SHOULD you need to travel by taxi in York you might find that the driver has been trained to recite poetry as part of a "Culture Cabs" initiative promoted by the city's Tourism Partnership.

There are 600 drivers and they are being encouraged to proclaim verse, talk to their passengers about York's cultural delights and impart key facts.

I find myself wondering whether this scheme would work here in Bolton.

Imagine the scene as a taxi draws up outside a "local" on the outskirts of town and three conspicuously under-dressed young women, already slightly squiffy, pile inside and request that they be conveyed to the delights of Saturday night Bradshawgate.

"Certainly ladies," the driver says.

"Would you like me to recite a Shakespeare sonnet, something from John Betjeman or maybe a selection from Hovis Presley's Poetic Off Licence?"

"Well," they chorus, "it was recently the centenary of the birth of W.H. Auden and, in view of his fondness for cocktails, something from him would be more appropriate before we get totally legless."

At this point I shake my head because I have to admit that the scenario is a tad unlikely.

Maybe I should change the subject to wind farms.

It is easy to think they are a good thing if you are the sort who worries about global warming and over-reliance on fossil fuels.

But would you want these mighty structures churning out energy near you?

Planning battles are being fought throughout the land as companies which hope to make money from the wind come to legal blows (weak pun fully intentional) with residents who do not want constant noise and spoiled views.

Should they suffer for the greater good of the planet?

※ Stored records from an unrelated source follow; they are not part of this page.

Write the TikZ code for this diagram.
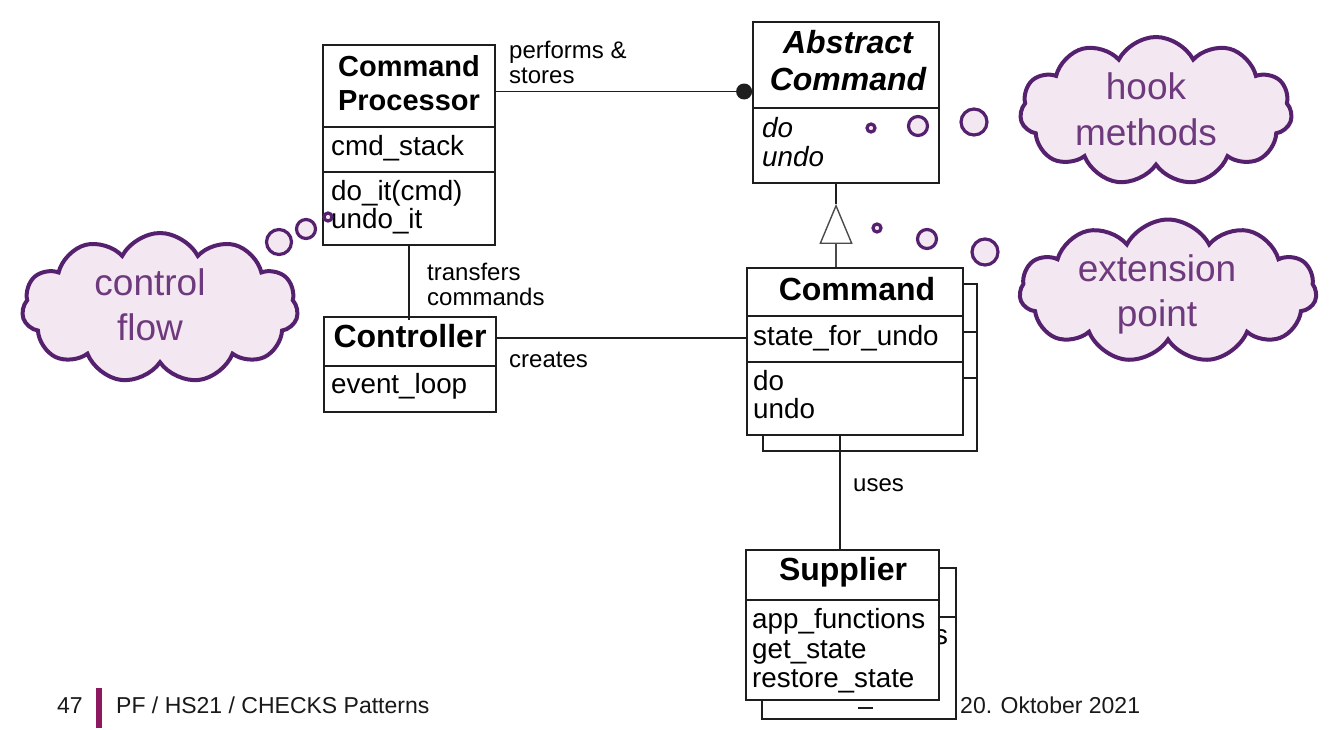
\documentclass[tikz,border=0pt]{standalone}
\usepackage{fontspec}
\setmainfont{Liberation Sans}
\usetikzlibrary{shapes.symbols,arrows.meta}
\definecolor{boxline}{RGB}{30,30,30}
\definecolor{cloudline}{RGB}{85,32,110}
\definecolor{cloudfill}{RGB}{243,232,242}
\definecolor{cloudtext}{RGB}{110,58,125}
\definecolor{footbar}{RGB}{140,25,95}
\begin{document}
\begin{tikzpicture}[x=1pt,y=-1pt,
  box/.style={draw=boxline, fill=white, line width=1.8, inner sep=0, rectangle},
  txt/.style={anchor=base west, inner sep=0, font=\fontsize{27.8}{29}\selectfont},
  itxt/.style={anchor=base west, inner sep=0, font=\fontsize{27.8}{29}\selectfont\itshape},
  ttl/.style={anchor=base, inner sep=0, font=\fontsize{32}{36}\selectfont\bfseries},
  ttlsmall/.style={anchor=base, inner sep=0, font=\fontsize{29}{34}\selectfont\bfseries},
  ittl/.style={anchor=base, inner sep=0, font=\fontsize{32}{36}\selectfont\bfseries\itshape},
  lbl/.style={anchor=base west, inner sep=0, font=\fontsize{24}{25}\selectfont},
  conn/.style={draw=boxline, line width=1.8},
  thought/.style={cloud, cloud puffs=11, cloud puff arc=125, cloud ignores aspect, draw=cloudline, fill=cloudfill, line width=4, inner sep=0},
  bubble/.style={circle, draw=cloudline, fill=cloudfill, line width=3.2, inner sep=0},
  cltxt/.style={anchor=base, inner sep=0, text=cloudtext, font=\fontsize{37}{40}\selectfont},
  foot/.style={anchor=base west, inner sep=0, font=\fontsize{23}{25}\selectfont, text=black!90}
]
\fill[white] (0,0) rectangle (1335,729);
\useasboundingbox (0,0) rectangle (1335,729);

% ---------- Command Processor ----------
\node[box, minimum width=172, minimum height=200] (cp) at (409,145) {};
\draw[conn] (323,127) -- (495,127);
\draw[conn] (323,172) -- (495,172);
\node[ttlsmall] (cpt1) at (409,76) {Command};
\node[ttlsmall] (cpt2) at (409,110) {Processor};
\node[txt] (cpa) at (331,155) {cmd\_stack};
\node[txt] (cpm1) at (331,200) {do\_it(cmd)};
\node[txt] (cpm2) at (331,228) {undo\_it};

% ---------- Abstract Command ----------
\node[box, minimum width=186, minimum height=161] (ac) at (846,102.5) {};
\draw[conn] (753,108) -- (939,108);
\node[ittl] (act1) at (848,53) {Abstract};
\node[ittl] (act2) at (848,90) {Command};
\node[itxt] (acm1) at (762,137) {do};
\node[itxt] (acm2) at (762,166) {undo};

% ---------- Command (stacked) ----------
\draw[conn, fill=white] (763,284) rectangle (977,451);
\draw[conn] (963,332) -- (977,332);
\draw[conn] (963,378) -- (977,378);
\node[box, minimum width=216, minimum height=167] (cmd) at (855,351.5) {};
\draw[conn] (747,316) -- (963,316);
\draw[conn] (747,362) -- (963,362);
\node[ttl] (cmdt) at (857,300) {Command};
\node[txt] (cmda) at (753,345) {state\_for\_undo};
\node[txt] (cmdm1) at (753,390) {do};
\node[txt] (cmdm2) at (753,418) {undo};

% ---------- Controller ----------
\node[box, minimum width=172, minimum height=95] (ctrl) at (410,364.5) {};
\draw[conn] (324,366) -- (496,366);
\node[ttl] (ctrlt) at (410,347) {Controller};
\node[txt] (ctrla) at (331,393) {event\_loop};

% ---------- Supplier (stacked) ----------
\node[box, minimum width=194, minimum height=151] (supb) at (859,643.5) {};
\draw[conn] (939,617) -- (956,617);
\begin{scope}
  \clip (940,600) rectangle (960,660);
  \node[txt] (supbs) at (934,644) {s};
\end{scope}
\draw[conn] (858,708) -- (873,708);
\node[box, minimum width=193, minimum height=150] (sup) at (842.5,625) {};
\draw[conn] (746,600) -- (939,600);
\node[ttl] (supt) at (843,580) {Supplier};
\node[txt] (sup1) at (752,628) {app\_functions};
\node[txt] (sup2) at (752,658) {get\_state};
\node[txt] (sup3) at (752,687) {restore\_state};

% ---------- connectors ----------
\coordinate (dot) at ([xshift=-8]ac.west |- 0,91.5);
\draw[conn] (cp.east |- dot) -- (dot);
\fill[boxline] (dot) circle (8);
\node[lbl] (lperf1) at (509,58) {performs \&};
\node[lbl] (lperf2) at (509,83) {stores};

\draw[conn] (cp.south) -- ([yshift=-4]cp.south |- ctrl.north);
\node[lbl] (ltr1) at (427,280) {transfers};
\node[lbl] (ltr2) at (427,305) {commands};

\draw[conn] (ctrl.east |- 0,338) -- (cmd.west |- 0,338);
\node[lbl] (lcr) at (509,367) {creates};

\coordinate (gtop) at ([xshift=-10]ac.south);
\coordinate (gbot) at (gtop |- cmd.north);
\draw[draw=boxline, line width=1.8] (gtop) -- ([yshift=-20]gtop);
\draw[draw=boxline!80, line width=1.4, -{Triangle[open, length=40, width=33, line width=1.4]}, shorten >=20] (gbot) -- (gtop);

\coordinate (utop) at ([xshift=-15]cmd.south);
\draw[conn] (utop) -- (utop |- sup.north);
\node[lbl] (luse) at (853,491) {uses};

% ---------- clouds ----------
\node[thought, minimum width=272, minimum height=148] (hook) at (1156,111) {};
\node[cltxt] (hook1) at (1146,99) {hook};
\node[cltxt] (hook2) at (1146,145) {methods};
\node[bubble, minimum size=8] (hb1) at (871,128) {};
\node[bubble, minimum size=19] (hb2) at (918,126) {};
\node[bubble, minimum size=26] (hb3) at (974,122) {};

\node[thought, minimum width=297, minimum height=143] (ext) at (1168,291) {};
\node[cltxt] (ext1) at (1157,281) {extension};
\node[cltxt] (ext2) at (1157,326) {point};
\node[bubble, minimum size=8] (eb1) at (877,228) {};
\node[bubble, minimum size=19] (eb2) at (927,239) {};
\node[bubble, minimum size=26] (eb3) at (985,252) {};

\node[thought, minimum width=276, minimum height=150] (ctl) at (160,308) {};
\node[cltxt] (ctl1) at (150,295) {control};
\node[cltxt] (ctl2) at (150,340) {flow};
\node[bubble, minimum size=8] (cb1) at (328,217) {};
\node[bubble, minimum size=19] (cb2) at (306,229) {};
\node[bubble, minimum size=25] (cb3) at (279,242) {};

% ---------- footer ----------
\node[foot] (pg) at (57,713) {47};
\fill[footbar] (96,688) rectangle (102,728);
\node[foot] (ft) at (116,713) {PF / HS21 / CHECKS Patterns};
\node[foot] (dt) at (960,713) {20. Oktober 2021};
\end{tikzpicture}
\end{document}
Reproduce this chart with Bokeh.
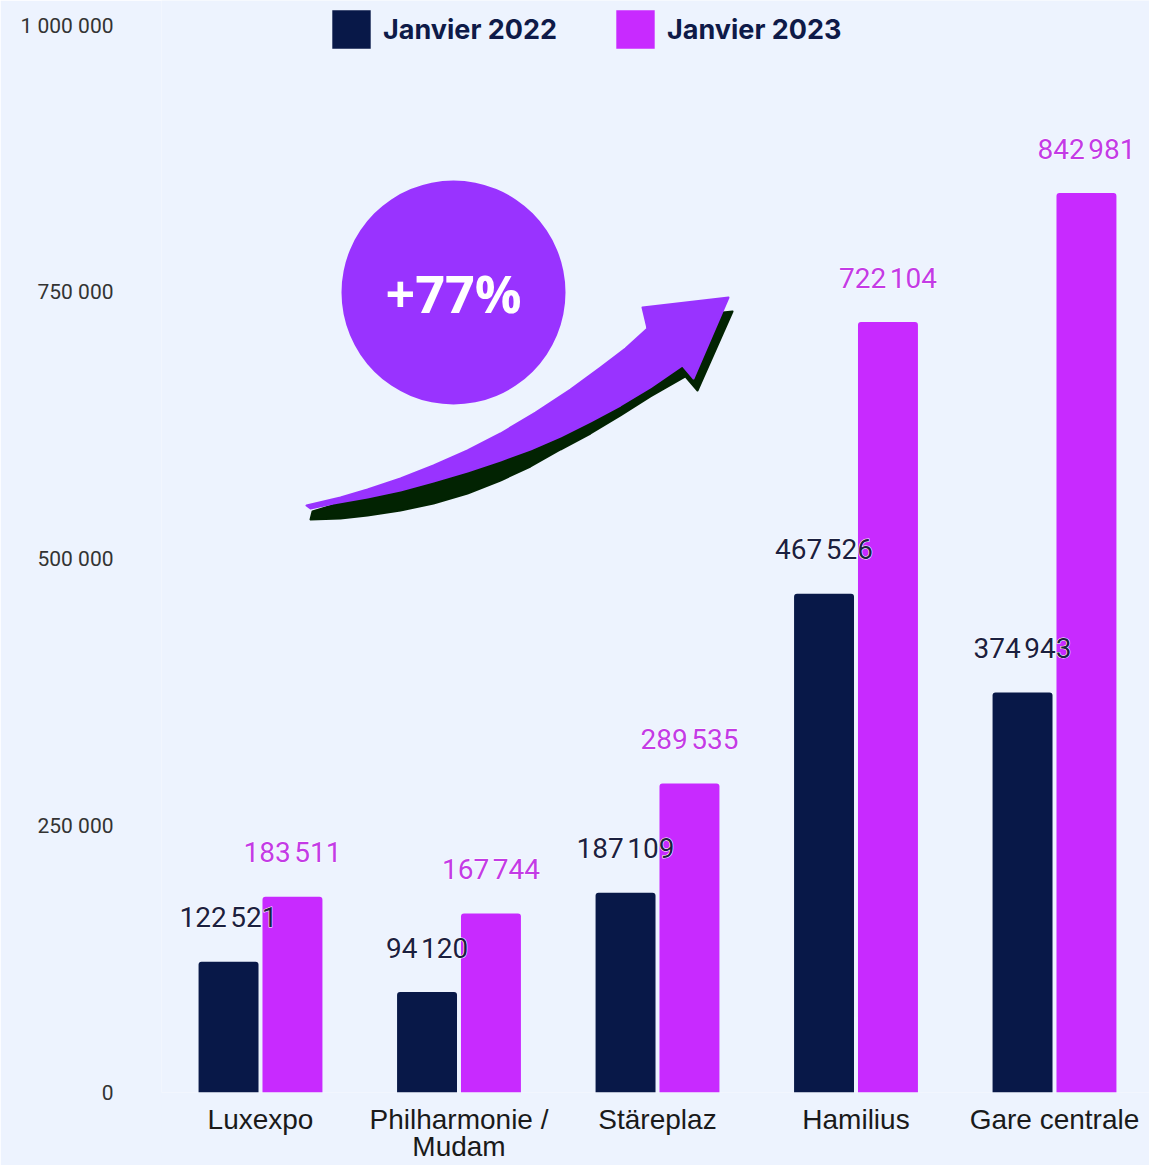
from bokeh.plotting import figure
from bokeh.models import (ColumnDataSource, Range1d, FixedTicker, Legend, LegendItem)
from bokeh.core.properties import value
from bokeh.embed import file_html
from bokeh.resources import INLINE

# ---- data ----
stations = ["Luxexpo", "Philharmonie /\nMudam", "Stäreplaz", "Hamilius", "Gare centrale"]
jan_2022 = [122521, 94120, 187109, 467526, 374943]
jan_2023 = [183511, 167744, 289535, 722104, 842981]
y_ticks = [0, 250000, 500000, 750000, 1000000]
y_tick_labels = ["0", "250 000", "500 000", "750 000", "1 000 000"]
growth_label = "+77%"

BG = "#EDF3FE"
NAVY = "#081848"
MAGENTA = "#C82AFF"
PURPLE = "#9933FF"
SHADOW = "#022302"

W, H = 1149, 1165
FRAME_LEFT, FRAME_BOTTOM = 161, 1092
PX_PER_CAT = 198.5
X0 = 260.0
PX_PER_VAL = 0.001067

p = figure(width=W, height=H, output_backend="svg", toolbar_location=None,
           x_range=Range1d((FRAME_LEFT - X0) / PX_PER_CAT, (W - X0) / PX_PER_CAT),
           y_range=Range1d(0, FRAME_BOTTOM / PX_PER_VAL),
           min_border_left=FRAME_LEFT, min_border_right=0, min_border_top=0,
           min_border_bottom=H - FRAME_BOTTOM)
p.background_fill_color = BG
p.border_fill_color = BG
p.outline_line_color = None
p.xgrid.visible = False
p.ygrid.visible = False

# helper converting reference-pixel decoration positions into data space
def dx(px):
    return (px - X0) / PX_PER_CAT
def dy(py):
    return (FRAME_BOTTOM - py) / PX_PER_VAL

idx = list(range(len(stations)))
off = 0.161
bw = 0.302
src = ColumnDataSource(dict(
    x1=[i - off for i in idx], x2=[i + off for i in idx],
    v1=jan_2022, v2=jan_2023,
    t1=[f"{v:,}".replace(",", "\u202f") for v in jan_2022],
    t2=[f"{v:,}".replace(",", "\u202f") for v in jan_2023],
))

r1 = p.vbar(x="x1", top="v1", width=bw, source=src, fill_color=NAVY, line_color=None,
            border_radius=(3, 3, 0, 0))
r2 = p.vbar(x="x2", top="v2", width=bw, source=src, fill_color=MAGENTA, line_color=None,
            border_radius=(3, 3, 0, 0))

lbl = dict(source=src, text_align="center", text_baseline="middle", y_offset=-44,
           text_font=value("Roboto"), text_font_size="28px")
# white halo layer
p.text(x="x1", y="v1", text="t1", text_color="white", text_outline_color="white", **lbl)
p.text(x="x2", y="v2", text="t2", text_color="white", text_outline_color="white", **lbl)
p.text(x="x1", y="v1", text="t1", text_color="#1B2040", **lbl)
p.text(x="x2", y="v2", text="t2", text_color="#C33BE6", **lbl)

# ---- decoration: arrow with shadow, circle badge ----
arrow_px = [306, 340, 367, 400, 433, 467, 500, 535, 570, 600, 625, 647,
            642, 728, 693, 682,
            650, 620, 590, 560, 530, 500, 467, 433, 400, 367, 333, 310]
arrow_py = [505, 497, 489, 478, 465, 450, 433, 412, 389, 367, 348, 328,
            307, 297, 378, 365,
            387, 405, 421, 436, 449, 460, 471, 481, 490, 497, 503, 508]
shadow_px = [310, 340, 367, 400, 433, 467, 500, 530, 560, 590, 620, 650, 685,
             697, 732, 646, 648, 620, 570, 500, 433, 367, 312]
shadow_py = [519, 518, 515, 510, 503, 493, 480, 466, 449, 433, 415, 396, 376,
             390, 311, 320, 332, 362, 397, 442, 470, 494, 511]
p.patch([dx(x) for x in shadow_px], [dy(y) for y in shadow_py],
        fill_color=SHADOW, line_color=SHADOW, line_width=2, line_join="round")
p.patch([dx(x) for x in arrow_px], [dy(y) for y in arrow_py],
        fill_color=PURPLE, line_color=PURPLE, line_width=2, line_join="round")

p.scatter([dx(453)], [dy(292)], size=224, marker="circle", fill_color=PURPLE, line_color=None)
p.text([dx(453)], [dy(292)], text=[growth_label], text_align="center", text_baseline="middle",
       text_font=value("Open Sans"), text_font_style="bold", text_font_size="52px",
       text_color="white")

# ---- axes ----
p.xaxis.ticker = FixedTicker(ticks=idx)
p.xaxis.major_label_overrides = {i: s for i, s in zip(idx, stations)}
p.xaxis.axis_line_color = None
p.xaxis.major_tick_line_color = None
p.xaxis.minor_tick_line_color = None
p.xaxis.major_tick_out = 0
p.xaxis.major_tick_in = 0
p.xaxis.major_label_standoff = 11
p.xaxis.major_label_text_font = "Liberation Sans"
p.xaxis.major_label_text_font_size = "28px"
p.xaxis.major_label_text_line_height = 0.9
p.xaxis.major_label_text_color = "#1a1a1a"

p.yaxis.ticker = FixedTicker(ticks=y_ticks)
p.yaxis.major_label_overrides = {t: l for t, l in zip(y_ticks, y_tick_labels)}
p.yaxis.axis_line_color = None
p.yaxis.major_tick_line_color = None
p.yaxis.minor_tick_line_color = None
p.yaxis.major_tick_out = 0
p.yaxis.major_tick_in = 0
p.yaxis.major_label_standoff = 48
p.yaxis.major_label_text_font = "Roboto"
p.yaxis.major_label_text_font_size = "21px"
p.yaxis.major_label_text_color = "#333333"

# ---- legend ----
legend = Legend(items=[LegendItem(label="Janvier 2022", renderers=[r1]),
                       LegendItem(label="Janvier 2023", renderers=[r2])],
                orientation="horizontal", location=(327 - FRAME_LEFT, FRAME_BOTTOM - 53),
                glyph_width=48, glyph_height=48, label_standoff=8, spacing=54,
                padding=0, margin=0, border_line_color=None, background_fill_alpha=0,
                label_text_font="Inter", label_text_font_style="bold",
                label_text_font_size="27px", label_text_color="#0E1A48")
p.add_layout(legend)

open("out.html", "w").write(file_html(p, INLINE))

This debate is at its fiercest on the Scottish island of Lewis, where it looks increasingly likely that the largest onshore wind farm in Europe will be built at a cost of £500 million.

Supporters say it will create jobs and inject tens of millions of pounds into the local economy, but many islanders believe wildlife will be threatened and damage will be caused to one of the world's biggest peat bogs.

In a way it is a repeat of the episode in the island's history when our very own Lord Leverhulme - Bolton soap magnate William Hesketh Lever - bought Lewis for £150,000 in 1918 with a view to revitalising the island's economy by exploiting surrounding fish resources, developing a chemical industry based on the processing of seaweed, using peat for large scale power stations and transforming unproductive land into forests or fruit and dairy farms.

He is said to have invested the best part of a million pounds on the island, but the locals did not show much enthusiasm for his vision and "land raiders" occupied areas of his farmland in order to continue the local crofting tradition.

Bolton's most famous son pulled the plug on his Lewis dream in February, 1920.

Will today's islanders embrace this latest attempt at a commercial makeover?